DATA EXTRACT
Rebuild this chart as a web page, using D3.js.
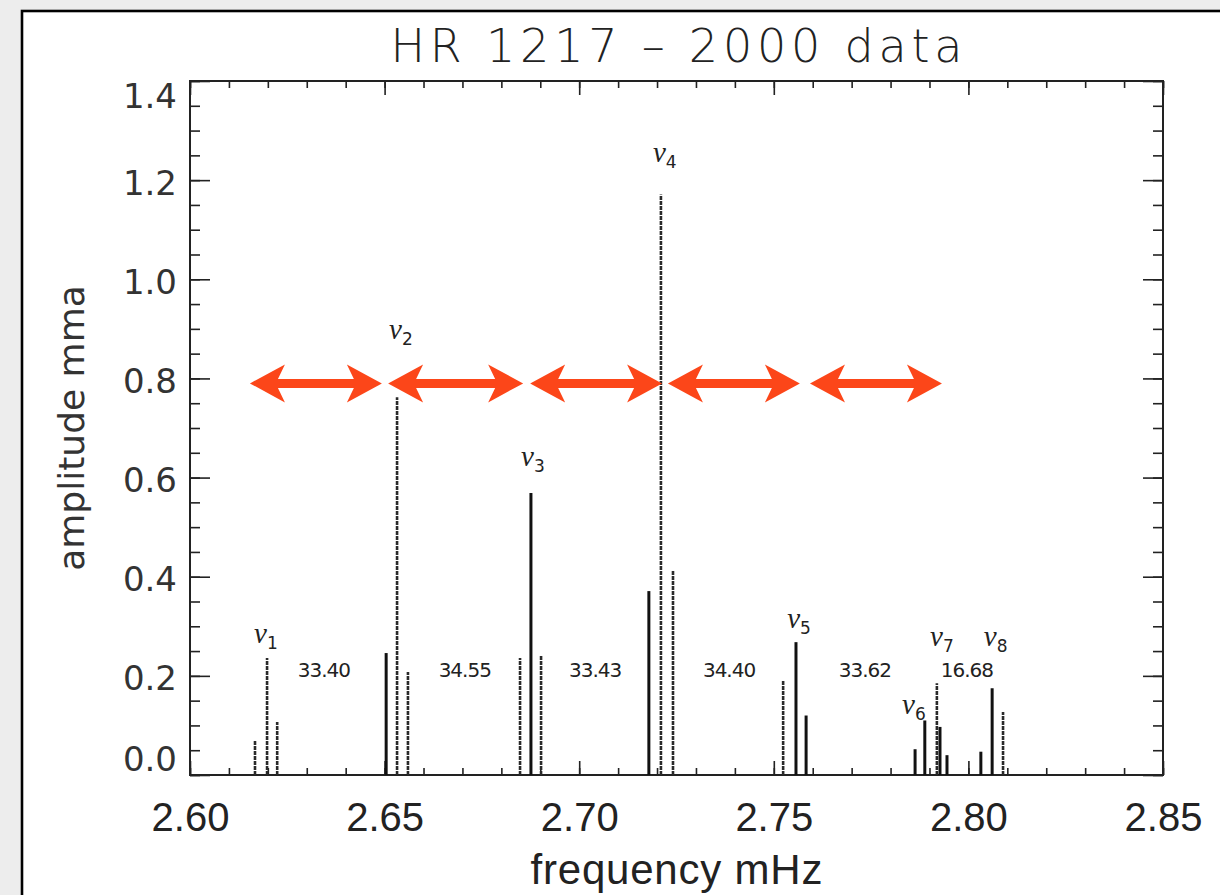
<!DOCTYPE html>
<html><head><meta charset="utf-8">
<script src="https://cdn.jsdelivr.net/npm/d3@7"></script>
<style>
html,body{margin:0;padding:0;background:#ededed;}
svg{display:block;}
</style></head>
<body><svg id="c" width="1220" height="895"></svg>
<script>
// ---- data ----
const peakFreq = [2.6167, 2.6198, 2.6224, 2.6504, 2.6532, 2.6560, 2.6848, 2.6876, 2.6902,
                  2.7179, 2.7210, 2.7241, 2.7524, 2.7557, 2.7583, 2.7863, 2.7888, 2.7919,
                  2.7927, 2.7945, 2.8032, 2.8061, 2.8089];
const peakAmp  = [0.070, 0.236, 0.107, 0.246, 0.762, 0.208, 0.236, 0.569, 0.240,
                  0.371, 1.171, 0.413, 0.190, 0.268, 0.120, 0.052, 0.110, 0.185,
                  0.097, 0.040, 0.047, 0.175, 0.127];
const peakDotted = [true, true, true, false, true, true, true, false, true,
                    false, true, true, true, false, false, false, false, true,
                    false, false, false, false, true];
const modeNumbers = ["1","2","3","4","5","6","7","8"];
const modeLabelFreq = [2.6195, 2.6542, 2.6881, 2.7220, 2.7565, 2.7860, 2.7932, 2.8070];
const modeLabelAmp  = [0.275, 0.888, 0.631, 1.245, 0.305, 0.131, 0.268, 0.268];
const spacingText = ["33.40","34.55","33.43","34.40","33.62","16.68"];
const spacingFreq = [2.6344, 2.6706, 2.7041, 2.7385, 2.7734, 2.7996];
const spacingAmp = 0.213;
const arrowFrom = [2.6154, 2.6509, 2.6874, 2.7228, 2.7593];
const arrowTo   = [2.6493, 2.6856, 2.7213, 2.7567, 2.7932];
const arrowAmp = 0.79;
const xTicks = [2.60, 2.65, 2.70, 2.75, 2.80, 2.85];
const yTicks = [0.0, 0.2, 0.4, 0.6, 0.8, 1.0, 1.2, 1.4];
const title = "HR 1217 \u2013 2000 data";
const xTitle = "frequency mHz";
const yTitle = "amplitude mma";

// ---- layout ----
const L = 190, R = 1163, T = 81, B = 775;
const svg = d3.select("#c");
const x = d3.scaleLinear().domain([2.60, 2.85]).range([L, R]);
const y = d3.scaleLinear().domain([0, 1.4]).range([B, T]);

// outer border / paper
svg.append("rect").attr("x", 22).attr("y", 11).attr("width", 1230).attr("height", 900)
  .attr("fill", "#fff").attr("stroke", "#000").attr("stroke-width", 2.6);

// title
svg.append("text").attr("x", (L + R) / 2).attr("y", 62).attr("text-anchor", "middle")
  .attr("font-family", "DejaVu Sans, sans-serif").attr("font-weight", 200).attr("font-size", 46)
  .attr("textLength", 572).attr("lengthAdjust", "spacing")
  .attr("fill", "#222").text(title);

// axes
const xMinor = d3.range(0, 26).map(i => +(2.60 + i * 0.01).toFixed(2));
const yMinor = d3.range(0, 29).map(i => +(i * 0.05).toFixed(2));

function styleAxis(g) {
  g.select(".domain").remove();
  g.selectAll(".tick line").attr("stroke", "#222").attr("stroke-width", 1.6);
}
svg.append("g").attr("transform", `translate(0,${B})`)
  .call(d3.axisBottom(x).tickValues(xMinor).tickSize(-7).tickFormat("")).call(styleAxis);
svg.append("g").attr("transform", `translate(0,${T})`)
  .call(d3.axisTop(x).tickValues(xMinor).tickSize(-7).tickFormat("")).call(styleAxis);
svg.append("g").attr("transform", `translate(${L},0)`)
  .call(d3.axisLeft(y).tickValues(yMinor).tickSize(-10).tickFormat("")).call(styleAxis);
svg.append("g").attr("transform", `translate(${R},0)`)
  .call(d3.axisRight(y).tickValues(yMinor).tickSize(-10).tickFormat("")).call(styleAxis);

const gxb = svg.append("g").attr("transform", `translate(0,${B})`)
  .call(d3.axisBottom(x).tickValues(xTicks).tickSize(-14).tickPadding(28).tickFormat(d3.format(".2f")))
  .call(styleAxis);
gxb.selectAll("text").attr("font-family", "Liberation Sans, Arial, sans-serif")
  .attr("font-size", 40).attr("fill", "#222");
svg.append("g").attr("transform", `translate(0,${T})`)
  .call(d3.axisTop(x).tickValues(xTicks).tickSize(-14).tickFormat("")).call(styleAxis);

const gyl = svg.append("g").attr("transform", `translate(${L},0)`)
  .call(d3.axisLeft(y).tickValues(yTicks).tickSize(-20).tickPadding(13).tickFormat(d3.format(".1f")))
  .call(styleAxis);
gyl.selectAll("text").attr("font-family", "DejaVu Sans, sans-serif")
  .attr("font-size", 34).attr("fill", "#333")
  .attr("dy", d => d === 1.4 ? "0.78em" : (d === 0 ? "-0.12em" : "0.41em"));
svg.append("g").attr("transform", `translate(${R},0)`)
  .call(d3.axisRight(y).tickValues(yTicks).tickSize(-20).tickFormat("")).call(styleAxis);

// frame
svg.append("rect").attr("x", L).attr("y", T).attr("width", R - L).attr("height", B - T)
  .attr("fill", "none").attr("stroke", "#222").attr("stroke-width", 2);

// axis titles
svg.append("text").attr("x", (L + R) / 2).attr("y", 884).attr("text-anchor", "middle")
  .attr("font-family", "Liberation Sans, Arial, sans-serif").attr("font-size", 42)
  .attr("textLength", 292).attr("lengthAdjust", "spacing")
  .attr("fill", "#222").text(xTitle);
svg.append("text").attr("transform", `translate(84,${(T + B) / 2}) rotate(-90)`)
  .attr("text-anchor", "middle")
  .attr("font-family", "DejaVu Sans, sans-serif").attr("font-size", 36)
  .attr("fill", "#333").text(yTitle);

// peaks
const peaks = peakFreq.map((f, i) => ({ f, a: peakAmp[i], dotted: peakDotted[i] }));
svg.append("g").selectAll("line").data(peaks).join("line")
  .attr("x1", d => x(d.f)).attr("x2", d => x(d.f))
  .attr("y1", y(0)).attr("y2", d => y(d.a))
  .attr("stroke", d => d.dotted ? "#2a2a2a" : "#111")
  .attr("stroke-width", d => d.dotted ? 2.6 : 3)
  .attr("stroke-dasharray", d => d.dotted ? "4,1" : null);

// mode labels
const modes = modeNumbers.map((n, i) => ({ n, f: modeLabelFreq[i], a: modeLabelAmp[i] }));
const ml = svg.append("g").selectAll("text").data(modes).join("text")
  .attr("x", d => x(d.f)).attr("y", d => y(d.a) + 4)
  .attr("text-anchor", "middle")
  .attr("font-family", "Liberation Serif, serif").attr("fill", "#222");
ml.append("tspan").attr("font-style", "italic").attr("font-size", 29).text("\u03bd");
ml.append("tspan").attr("font-size", 17).attr("dy", 6).attr("font-family", "DejaVu Sans, sans-serif")
  .text(d => d.n);

// spacing numbers
svg.append("g").selectAll("text").data(spacingText).join("text")
  .attr("x", (d, i) => x(spacingFreq[i])).attr("y", y(spacingAmp) + 7.5)
  .attr("text-anchor", "middle")
  .attr("font-family", "DejaVu Sans, sans-serif").attr("font-size", 20)
  .attr("letter-spacing", -1)
  .attr("fill", "#222").text(d => d);

// double arrows
function dblArrow(x1, x2, yc) {
  const hl = 35, notch = 28, hh = 19, sh = 4.5;
  return [
    [x1, yc], [x1 + hl, yc - hh], [x1 + notch, yc - sh], [x2 - notch, yc - sh], [x2 - hl, yc - hh],
    [x2, yc], [x2 - hl, yc + hh], [x2 - notch, yc + sh], [x1 + notch, yc + sh], [x1 + hl, yc + hh]
  ];
}
svg.append("g").selectAll("path").data(arrowFrom.map((f, i) => [f, arrowTo[i]])).join("path")
  .attr("d", d => d3.line()(dblArrow(x(d[0]), x(d[1]), y(arrowAmp))) + "Z")
  .attr("fill", "#fc4619");
</script>
</body></html>
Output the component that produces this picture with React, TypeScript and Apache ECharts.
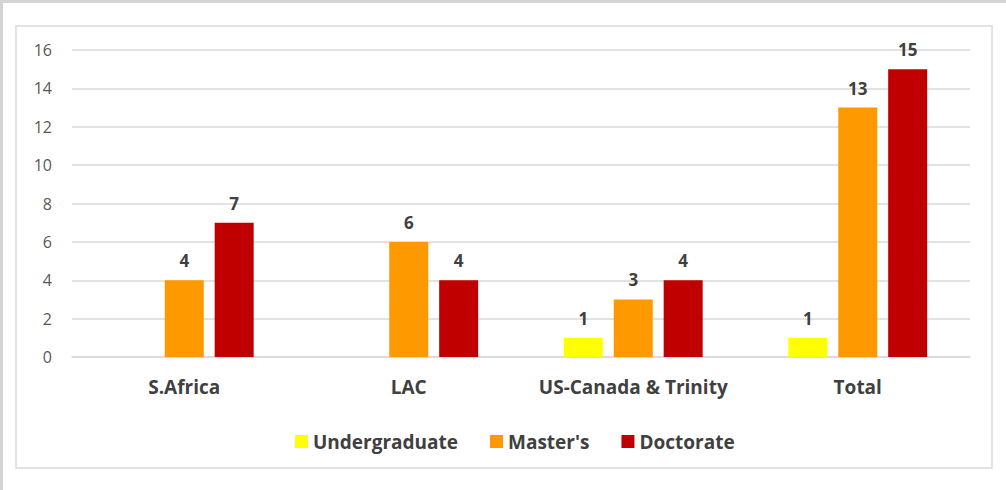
import React, { useEffect, useRef } from "react";
import * as echarts from "echarts";

const categories = ["S.Africa", "LAC", "US-Canada & Trinity", "Total"];
const undergraduate: (number | null)[] = [null, null, 1, 1];
const masters = [4, 6, 3, 13];
const doctorate = [7, 4, 4, 15];
const seriesNames = ["Undergraduate", "Master's", "Doctorate"];
const colors = ["#FFFF00", "#FF9900", "#C00000"];

const FONT = "'Open Sans', 'Liberation Sans', sans-serif";

export default function App() {
  const ref = useRef<HTMLDivElement>(null);
  useEffect(() => {
    if (!ref.current) return;
    const chart = echarts.init(ref.current, null, { renderer: "svg" });
    const label = {
      show: true,
      position: "top" as const,
      distance: 11,
      color: "#404040",
      fontWeight: "bold" as const,
      fontSize: 17,
      fontFamily: FONT,
    };
    const mk = (name: string, data: (number | null)[], color: string) => ({
      name,
      type: "bar" as const,
      data,
      barWidth: 39,
      barGap: "28%",
      itemStyle: { color },
      label,
    });
    chart.setOption({
      animation: false,
      backgroundColor: "#ffffff",
      textStyle: { fontFamily: FONT },
      graphic: [
        { type: "rect", shape: { x: 0, y: 0, width: 1006, height: 3 }, style: { fill: "#d4d4d4" }, z: 0 },
        { type: "rect", shape: { x: 0, y: 0, width: 3, height: 490 }, style: { fill: "#d4d4d4" }, z: 0 },
        {
          type: "rect",
          shape: { x: 16, y: 26, width: 976, height: 442 },
          style: { fill: "none", stroke: "#d9d9d9", lineWidth: 1.5 },
          z: 0,
        },
      ],
      grid: { left: 72, right: 36, top: 50, bottom: 133, containLabel: false },
      legend: {
        data: seriesNames,
        left: 290,
        top: 427,
        itemWidth: 13,
        itemHeight: 13,
        itemGap: 32,
        icon: "rect",
        textStyle: { color: "#404040", fontWeight: "bold", fontSize: 19, fontFamily: FONT },
      },
      xAxis: {
        type: "category",
        data: categories,
        axisLine: { show: true, lineStyle: { color: "#d9d9d9", width: 1.5 } },
        axisTick: { show: false },
        axisLabel: {
          interval: 0,
          color: "#404040",
          fontWeight: "bold",
          fontSize: 19,
          fontFamily: FONT,
          margin: 20,
        },
      },
      yAxis: {
        type: "value",
        min: 0,
        max: 16,
        interval: 2,
        axisLine: { show: false },
        axisTick: { show: false },
        axisLabel: { color: "#595959", fontSize: 16, fontFamily: FONT, margin: 20 },
        splitLine: { lineStyle: { color: "#d9d9d9", width: 1.5 } },
      },
      series: [
        mk(seriesNames[0], undergraduate, colors[0]),
        mk(seriesNames[1], masters, colors[1]),
        mk(seriesNames[2], doctorate, colors[2]),
      ],
    });
    return () => chart.dispose();
  }, []);
  return (
    <div
      ref={ref}
      style={{ position: "fixed", left: 0, top: 0, width: 1006, height: 490 }}
    />
  );
}
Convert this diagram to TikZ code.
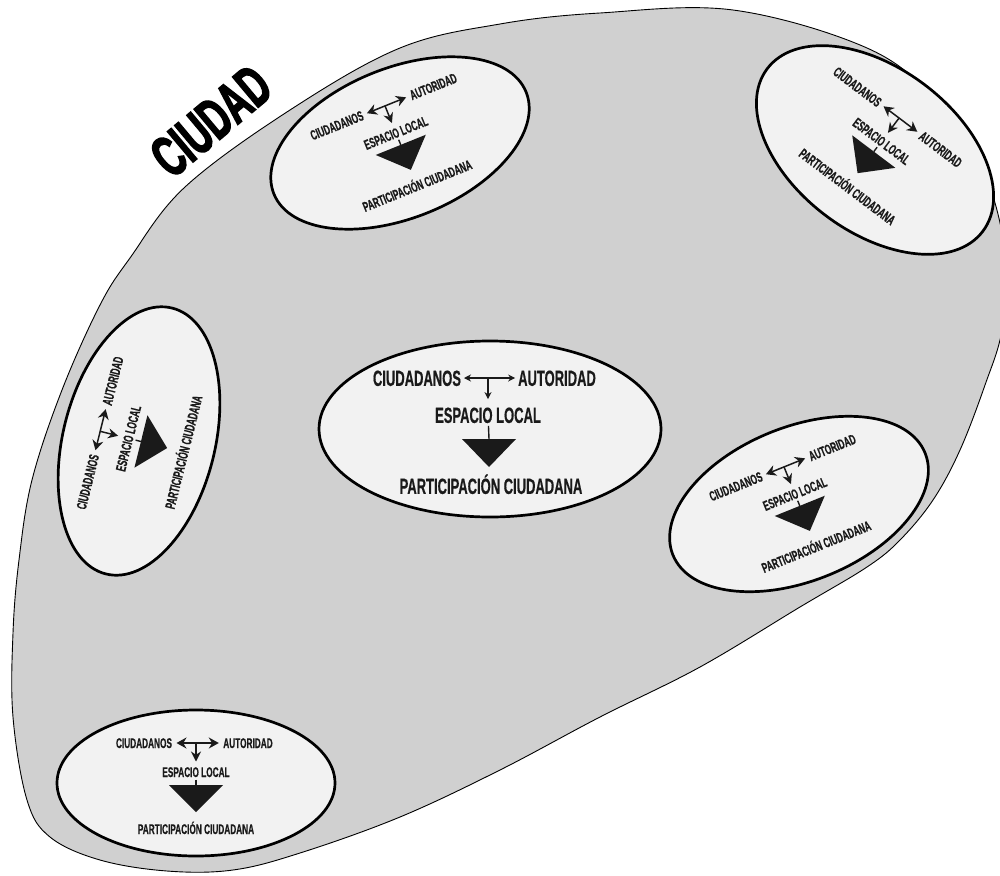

WHAT THE TASK REQUIRES
Take the material above and output only the lines from the one that contains "Output the component" through the one that contains "import * as", ends included and images left out.

ANSWER IN FULL
Output the component that produces this picture with React, TypeScript and Apache ECharts.
import React, { useEffect, useRef } from "react";
import * as echarts from "echarts";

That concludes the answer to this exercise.